→ **Stored data**
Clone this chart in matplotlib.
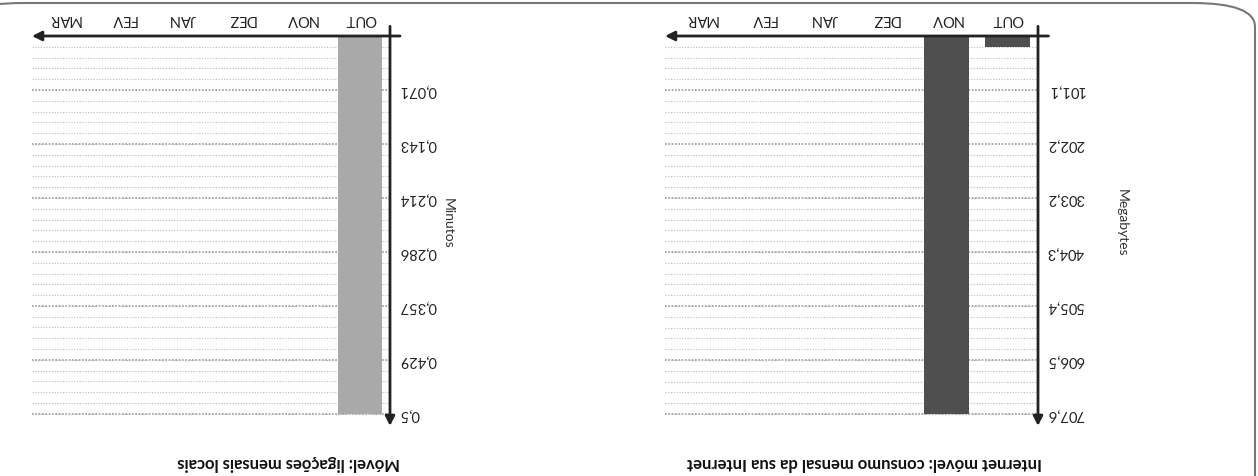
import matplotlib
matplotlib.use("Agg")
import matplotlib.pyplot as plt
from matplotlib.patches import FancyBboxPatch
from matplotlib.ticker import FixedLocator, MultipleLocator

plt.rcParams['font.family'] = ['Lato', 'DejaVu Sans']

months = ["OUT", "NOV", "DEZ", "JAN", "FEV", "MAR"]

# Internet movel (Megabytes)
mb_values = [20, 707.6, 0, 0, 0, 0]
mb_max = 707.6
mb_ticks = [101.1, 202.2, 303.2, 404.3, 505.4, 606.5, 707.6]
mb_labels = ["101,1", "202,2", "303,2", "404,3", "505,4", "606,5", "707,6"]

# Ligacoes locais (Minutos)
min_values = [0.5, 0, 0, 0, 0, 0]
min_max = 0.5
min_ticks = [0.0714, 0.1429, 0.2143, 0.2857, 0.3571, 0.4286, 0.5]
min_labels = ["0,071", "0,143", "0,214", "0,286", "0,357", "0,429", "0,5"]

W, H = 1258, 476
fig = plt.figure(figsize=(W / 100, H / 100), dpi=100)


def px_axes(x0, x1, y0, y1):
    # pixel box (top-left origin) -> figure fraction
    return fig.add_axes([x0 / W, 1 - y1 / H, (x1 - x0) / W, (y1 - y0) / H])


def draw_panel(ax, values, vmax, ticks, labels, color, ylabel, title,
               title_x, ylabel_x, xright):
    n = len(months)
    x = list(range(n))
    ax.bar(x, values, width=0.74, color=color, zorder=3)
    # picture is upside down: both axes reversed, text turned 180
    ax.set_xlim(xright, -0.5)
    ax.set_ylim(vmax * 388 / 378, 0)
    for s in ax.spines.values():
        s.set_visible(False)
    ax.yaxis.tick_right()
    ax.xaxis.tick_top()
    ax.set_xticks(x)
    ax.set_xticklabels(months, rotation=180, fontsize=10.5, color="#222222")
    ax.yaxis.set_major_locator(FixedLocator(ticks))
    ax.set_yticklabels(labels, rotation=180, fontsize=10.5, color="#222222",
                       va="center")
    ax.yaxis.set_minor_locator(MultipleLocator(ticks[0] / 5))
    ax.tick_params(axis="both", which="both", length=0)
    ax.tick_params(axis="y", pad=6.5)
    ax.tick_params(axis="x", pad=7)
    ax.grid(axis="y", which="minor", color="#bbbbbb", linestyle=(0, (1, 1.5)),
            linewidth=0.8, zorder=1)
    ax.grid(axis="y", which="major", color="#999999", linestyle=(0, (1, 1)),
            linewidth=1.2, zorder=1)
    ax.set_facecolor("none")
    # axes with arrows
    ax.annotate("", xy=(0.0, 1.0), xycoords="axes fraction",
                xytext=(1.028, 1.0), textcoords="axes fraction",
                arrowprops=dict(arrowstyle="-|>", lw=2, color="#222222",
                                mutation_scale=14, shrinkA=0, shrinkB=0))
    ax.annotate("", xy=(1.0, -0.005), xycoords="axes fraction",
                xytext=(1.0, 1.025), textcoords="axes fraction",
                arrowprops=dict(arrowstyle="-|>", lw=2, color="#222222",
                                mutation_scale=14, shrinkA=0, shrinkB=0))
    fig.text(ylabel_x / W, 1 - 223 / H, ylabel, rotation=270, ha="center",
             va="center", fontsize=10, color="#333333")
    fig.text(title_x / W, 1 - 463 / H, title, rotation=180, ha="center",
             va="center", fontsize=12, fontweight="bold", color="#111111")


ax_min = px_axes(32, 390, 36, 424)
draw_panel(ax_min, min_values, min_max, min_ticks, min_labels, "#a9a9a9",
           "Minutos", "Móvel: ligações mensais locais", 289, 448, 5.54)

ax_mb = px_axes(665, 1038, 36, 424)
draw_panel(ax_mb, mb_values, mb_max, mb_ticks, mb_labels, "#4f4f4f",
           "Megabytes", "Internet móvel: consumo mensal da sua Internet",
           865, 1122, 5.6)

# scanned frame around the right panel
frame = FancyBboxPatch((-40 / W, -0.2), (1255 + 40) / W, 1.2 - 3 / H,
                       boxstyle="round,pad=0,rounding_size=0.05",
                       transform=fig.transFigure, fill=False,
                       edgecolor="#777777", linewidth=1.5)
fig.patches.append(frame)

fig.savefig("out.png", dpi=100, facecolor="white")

→ **Stated problem**
Leave out the pictures, then repeat the listing above exactly from its first line to the line with "return fig.add_axes([x0 /", inclusive.

→ **Output of the exercise**
Clone this chart in matplotlib.
import matplotlib
matplotlib.use("Agg")
import matplotlib.pyplot as plt
from matplotlib.patches import FancyBboxPatch
from matplotlib.ticker import FixedLocator, MultipleLocator

plt.rcParams['font.family'] = ['Lato', 'DejaVu Sans']

months = ["OUT", "NOV", "DEZ", "JAN", "FEV", "MAR"]

# Internet movel (Megabytes)
mb_values = [20, 707.6, 0, 0, 0, 0]
mb_max = 707.6
mb_ticks = [101.1, 202.2, 303.2, 404.3, 505.4, 606.5, 707.6]
mb_labels = ["101,1", "202,2", "303,2", "404,3", "505,4", "606,5", "707,6"]

# Ligacoes locais (Minutos)
min_values = [0.5, 0, 0, 0, 0, 0]
min_max = 0.5
min_ticks = [0.0714, 0.1429, 0.2143, 0.2857, 0.3571, 0.4286, 0.5]
min_labels = ["0,071", "0,143", "0,214", "0,286", "0,357", "0,429", "0,5"]

W, H = 1258, 476
fig = plt.figure(figsize=(W / 100, H / 100), dpi=100)


def px_axes(x0, x1, y0, y1):
    # pixel box (top-left origin) -> figure fraction
    return fig.add_axes([x0 / W, 1 - y1 / H, (x1 - x0) / W, (y1 - y0) / H])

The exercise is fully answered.